-------- Recorded data --------

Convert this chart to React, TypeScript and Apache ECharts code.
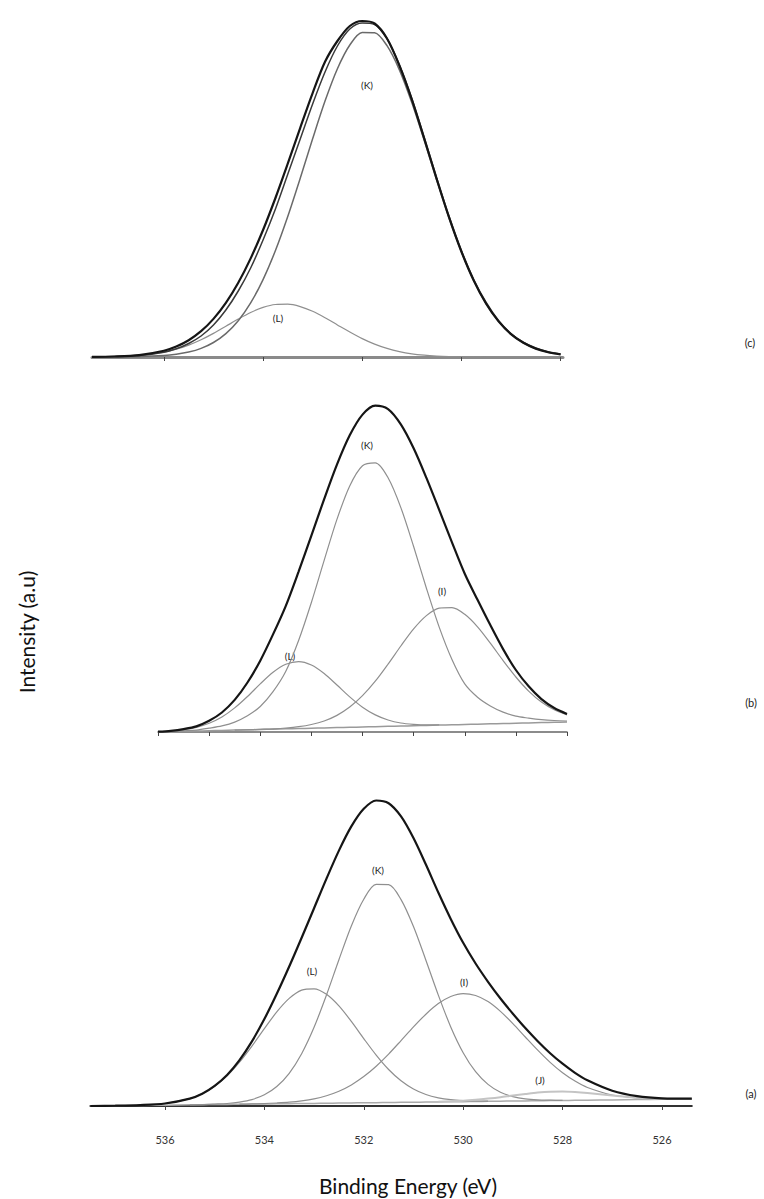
import React, { useEffect, useRef } from "react";
import * as echarts from "echarts";

// ---------- Panel (c) ----------
const energyC = [537.45, 537, 536.5, 536, 535.75, 535.5, 535.25, 535, 534.75, 534.5, 534.25, 534, 533.75, 533.5, 533.25, 533, 532.75, 532.5, 532.25, 532, 531.75, 531.5, 531.25, 531, 530.75, 530.5, 530.25, 530, 529.75, 529.5, 529.25, 529, 528.75, 528.5, 528.25, 528];
const totalC = [0.12, 0.52, 1.95, 6.3, 10.5, 16.8, 25.8, 38.1, 54.1, 74.2, 98.6, 127.0, 159.0, 193.6, 229.2, 263.9, 295.2, 316, 331, 336, 333.5, 318.5, 291.5, 257.6, 218.6, 178.3, 139.8, 105.5, 76.4, 53.2, 35.6, 22.9, 14.2, 8.4, 4.8, 2.6];
const rawC = [0, 0.4, 1.5, 4.8, 8.2, 13.5, 21, 32, 47, 66, 89, 117, 148, 183, 218, 253, 285, 311, 328, 334, 332.5, 318.5, 292, 258.5, 219.5, 179.5, 141, 106.5, 77.5, 54.5, 36.5, 23.5, 14.8, 9, 5.2, 3];
const kC = [0, 0.07, 0.35, 1.4, 2.7, 4.9, 8.6, 14.5, 23.4, 36.3, 54.1, 77.4, 106.5, 140.8, 178.8, 218.2, 255.9, 288.3, 312.0, 324.5, 324.2, 311.3, 287.1, 254.4, 216.7, 177.3, 139.3, 105.2, 76.3, 53.2, 35.6, 22.9, 14.2, 8.4, 4.8, 2.6];
const lC = [0.12, 0.45, 1.6, 4.9, 7.8, 11.9, 17.2, 23.6, 30.7, 37.9, 44.5, 49.6, 52.5, 52.8, 50.4, 45.7, 39.3, 32.1, 25.0, 18.4, 12.9, 8.6, 5.4, 3.2, 1.85, 1.0, 0.5, 0.25, 0.1, 0, 0, 0, 0, 0, 0, 0];

// ---------- Panel (b) ----------
const energyB = [536, 535.75, 535.5, 535.25, 535, 534.75, 534.5, 534.25, 534, 533.75, 533.5, 533.25, 533, 532.75, 532.5, 532.25, 532, 531.75, 531.5, 531.25, 531, 530.75, 530.5, 530.25, 530, 529.75, 529.5, 529.25, 529, 528.75, 528.5, 528.25, 528];
const totalB = [0.3, 1.2, 2.9, 5.6, 11.2, 19.5, 32.1, 49.5, 71.3, 97.6, 126.2, 160.4, 196.4, 232.9, 267.4, 296.7, 317.4, 326.4, 322.9, 307.6, 283.7, 254.1, 222.1, 189.7, 158.3, 132.2, 106.9, 82.9, 62.0, 45.7, 32.9, 24.0, 18.1];
const kB = [0, 0.5, 1.2, 1.9, 3.8, 6.1, 9.9, 16.2, 25.5, 40.3, 60.7, 91.5, 129.5, 171.6, 212.6, 246.1, 266.3, 269.1, 254.2, 224.4, 185.5, 143.8, 104.9, 72.5, 48.1, 34.8, 26.1, 19.9, 15.8, 13.9, 12.4, 11.5, 11.0];
const iB = [null, null, null, null, null, null, 1.9, 2.2, 2.7, 3.2, 4.0, 5.3, 7.5, 11.0, 16.6, 24.9, 36.3, 50.8, 67.9, 86.0, 103.1, 116.4, 123.9, 124.4, 117.7, 105.2, 88.9, 71.4, 55.0, 40.9, 29.9, 22.2, 17.1];
const lB = [0.3, 1.0, 2.3, 4.6, 8.7, 15.0, 24.1, 35.5, 48.1, 59.7, 67.7, 70.4, 67.0, 58.5, 47.0, 35.1, 24.8, 17.1, 12.0, 9.0, 7.7, 7.1, 7.1, null, null, null, null, null, null, null, null, null, null];
const bgB = [0, 0.31, 0.63, 0.94, 1.25, 1.56, 1.88, 2.19, 2.5, 2.81, 3.13, 3.44, 3.75, 4.06, 4.38, 4.69, 5.0, 5.31, 5.63, 5.94, 6.25, 6.56, 6.88, 7.19, 7.5, 7.81, 8.13, 8.44, 8.75, 9.06, 9.38, 9.69, 10];

// ---------- Panel (a) ----------
const energyA = [537.5, 537, 536.5, 536, 535.5, 535.25, 535, 534.75, 534.5, 534.25, 534, 533.75, 533.5, 533.25, 533, 532.75, 532.5, 532.25, 532, 531.75, 531.5, 531.25, 531, 530.75, 530.5, 530.25, 530, 529.75, 529.5, 529.25, 529, 528.75, 528.5, 528.25, 528, 527.75, 527.5, 527, 526.5, 526, 525.4];
const totalA = [0, 0.3, 0.9, 2.5, 7.4, 12.3, 20.1, 31.0, 45.9, 64.6, 86.9, 112.2, 139.5, 168.3, 197.8, 227.4, 255.4, 279.6, 297.2, 305.5, 302.8, 289.6, 268.0, 241.5, 213.5, 187.1, 163.2, 142.5, 124.2, 107.5, 92.3, 77.9, 64.8, 52.8, 42.3, 33.2, 25.7, 15.3, 9.9, 7.7, 7.3];
const lA = [null, 0.3, 0.9, 2.5, 7.4, 12.2, 19.7, 30.1, 43.8, 59.9, 77.3, 94.1, 107.6, 115.9, 117.2, 111.7, 100.1, 84.6, 67.4, 50.9, 36.5, 25.2, 17.0, 11.5, 8.2, 6.3, 5.4, 5.0, 4.9, null, null, null, null, null, null, null, null, null, null, null, null];
const kA = [null, null, null, null, 1.2, 1.4, 1.9, 2.5, 3.9, 6.4, 11.2, 19.5, 32.7, 52.3, 78.7, 111.0, 146.3, 180.1, 206.8, 221.6, 221.4, 206.4, 179.5, 145.8, 110.9, 79.1, 53.3, 34.3, 21.6, 13.7, 9.4, 7.1, 6.1, 5.8, 5.6, null, null, null, null, null, null];
const iA = [null, null, null, null, null, null, null, null, 1.8, 2.1, 2.4, 3.0, 3.8, 5.1, 7.1, 10.3, 14.8, 21.1, 29.4, 39.8, 51.9, 65.4, 79.1, 91.8, 102.4, 109.5, 112.4, 110.5, 104.4, 94.6, 82.4, 69.0, 55.8, 43.6, 33.2, 24.9, 18.5, 11.0, 8.0, 7.1, 7.1];
const jA = [null, null, null, null, null, null, null, null, null, null, null, null, null, null, null, null, null, null, null, null, null, null, null, null, 4.3, 4.8, 5.3, 6.2, 7.4, 8.8, 10.5, 12.0, 13.4, 14.3, 14.5, 14.0, 13.0, 10.4, 8.3, 7.3, 7.2];
const bgA = [0, 0.29, 0.58, 0.875, 1.17, 1.31, 1.46, 1.6, 1.75, 1.9, 2.04, 2.19, 2.33, 2.48, 2.625, 2.77, 2.92, 3.06, 3.21, 3.35, 3.5, 3.65, 3.79, 3.94, 4.08, 4.23, 4.375, 4.52, 4.67, 4.81, 4.96, 5.1, 5.25, 5.4, 5.54, 5.69, 5.83, 6.125, 6.42, 6.71, 7.06];

// ---------- Ticks ----------
const ticksC = [528, 530, 532, 534, 536];
const ticksB = [528, 529, 530, 531, 532, 533, 534, 535, 536];
const ticksA = [526, 528, 530, 532, 534, 536];

const FONT = "Lato, 'Open Sans', sans-serif";

function pairs(xs: number[], ys: (number | null)[]) {
  return xs.map((x, i) => [x, ys[i] == null ? "-" : ys[i]]);
}

function line(name: string, idx: number, xs: number[], ys: (number | null)[], color: string, width: number, z = 2) {
  return {
    name,
    type: "line",
    xAxisIndex: idx,
    yAxisIndex: idx,
    data: pairs(xs, ys),
    smooth: 0.3,
    showSymbol: false,
    symbol: "none",
    connectNulls: false,
    lineStyle: { color, width },
    z,
    silent: true,
  };
}

export default function App() {
  const ref = useRef<HTMLDivElement>(null);
  useEffect(() => {
    document.body.style.margin = "0";
    const chart = echarts.init(ref.current!, null, { renderer: "svg" });
    const xAxisBase = (idx: number, min: number, max: number, ticks: number[], showLabels: boolean, lineColor: string, lineWidth: number) => ({
      type: "value",
      gridIndex: idx,
      min,
      max,
      inverse: true,
      splitLine: { show: false },
      axisLine: { show: true, onZero: false, lineStyle: { color: lineColor, width: lineWidth } },
      axisTick: { show: true, inside: false, length: 4, customValues: ticks, lineStyle: { color: "#444", width: 1 } },
      axisLabel: showLabels
        ? { show: true, customValues: ticks, margin: 28, fontSize: 11, color: "#333", fontFamily: FONT }
        : { show: false },
    });
    const yAxisBase = (idx: number, max: number) => ({
      type: "value",
      gridIndex: idx,
      min: 0,
      max,
      show: false,
    });
    const grey = "#8f8f8f";
    const black = "#151515";
    const label = (text: string, x: number, y: number, size = 10) => ({
      type: "text",
      x,
      y,
      style: { text, fill: "#222", font: `${size}px ${FONT}`, textAlign: "center", textVerticalAlign: "middle" },
    });
    const option = {
      animation: false,
      backgroundColor: "#ffffff",
      grid: [
        { left: 92, top: 10, width: 471, height: 347 },
        { left: 158, top: 390, width: 409, height: 342 },
        { left: 90.4, top: 780, width: 601.4, height: 326 },
      ],
      xAxis: [
        xAxisBase(0, 527.95, 537.45, ticksC, false, "#8a8a8a", 3),
        xAxisBase(1, 528, 536, ticksB, false, "#666", 1.5),
        xAxisBase(2, 525.4, 537.5, ticksA, true, "#333", 2),
      ],
      yAxis: [yAxisBase(0, 347), yAxisBase(1, 342), yAxisBase(2, 326)],
      series: [
        // (c)
        line("c-L", 0, energyC, lC, grey, 1.2),
        line("c-K", 0, energyC, kC, "#6a6a6a", 1.5),
        line("c-raw", 0, energyC, rawC, "#3a3a3a", 1.5, 3),
        line("c-total", 0, energyC, totalC, black, 2.2, 4),
        // (b)
        line("b-bg", 1, energyB, bgB, "#9a9a9a", 1.5),
        line("b-L", 1, energyB, lB, grey, 1.2),
        line("b-K", 1, energyB, kB, grey, 1.2),
        line("b-I", 1, energyB, iB, grey, 1.2),
        line("b-total", 1, energyB, totalB, black, 2.2, 4),
        // (a)
        line("a-bg", 2, energyA, bgA, "#aaaaaa", 1.5),
        line("a-L", 2, energyA, lA, grey, 1.2),
        line("a-K", 2, energyA, kA, grey, 1.2),
        line("a-I", 2, energyA, iA, grey, 1.2),
        line("a-J", 2, energyA, jA, "#c4c4c4", 2),
        line("a-total", 2, energyA, totalA, black, 2.2, 4),
      ],
      graphic: [
        label("(K)", 367, 85),
        label("(L)", 278, 318),
        label("(K)", 367, 445),
        label("(I)", 442, 591),
        label("(L)", 290, 656),
        label("(L)", 312, 971),
        label("(K)", 378, 870),
        label("(I)", 464, 982),
        label("(J)", 540, 1080),
        label("(c)", 750, 342, 11),
        label("(b)", 751, 702, 11),
        label("(a)", 751, 1093, 11),
        {
          type: "text",
          x: 26,
          y: 632,
          rotation: Math.PI / 2,
          style: { text: "Intensity (a.u)", fill: "#111", font: `21px ${FONT}`, textAlign: "center", textVerticalAlign: "middle" },
        },
        {
          type: "text",
          x: 408,
          y: 1185,
          style: { text: "Binding Energy (eV)", fill: "#111", font: `21px ${FONT}`, textAlign: "center", textVerticalAlign: "middle" },
        },
      ],
    };
    chart.setOption(option as any);
    return () => chart.dispose();
  }, []);
  return <div ref={ref} style={{ width: 764, height: 1199 }} />;
}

--------

• Written task: Write out again exactly the lines from the start of the data above through the line containing "import * as", inclusive, excluding any pictures.

• Exercise response:
Convert this chart to React, TypeScript and Apache ECharts code.
import React, { useEffect, useRef } from "react";
import * as echarts from "echarts";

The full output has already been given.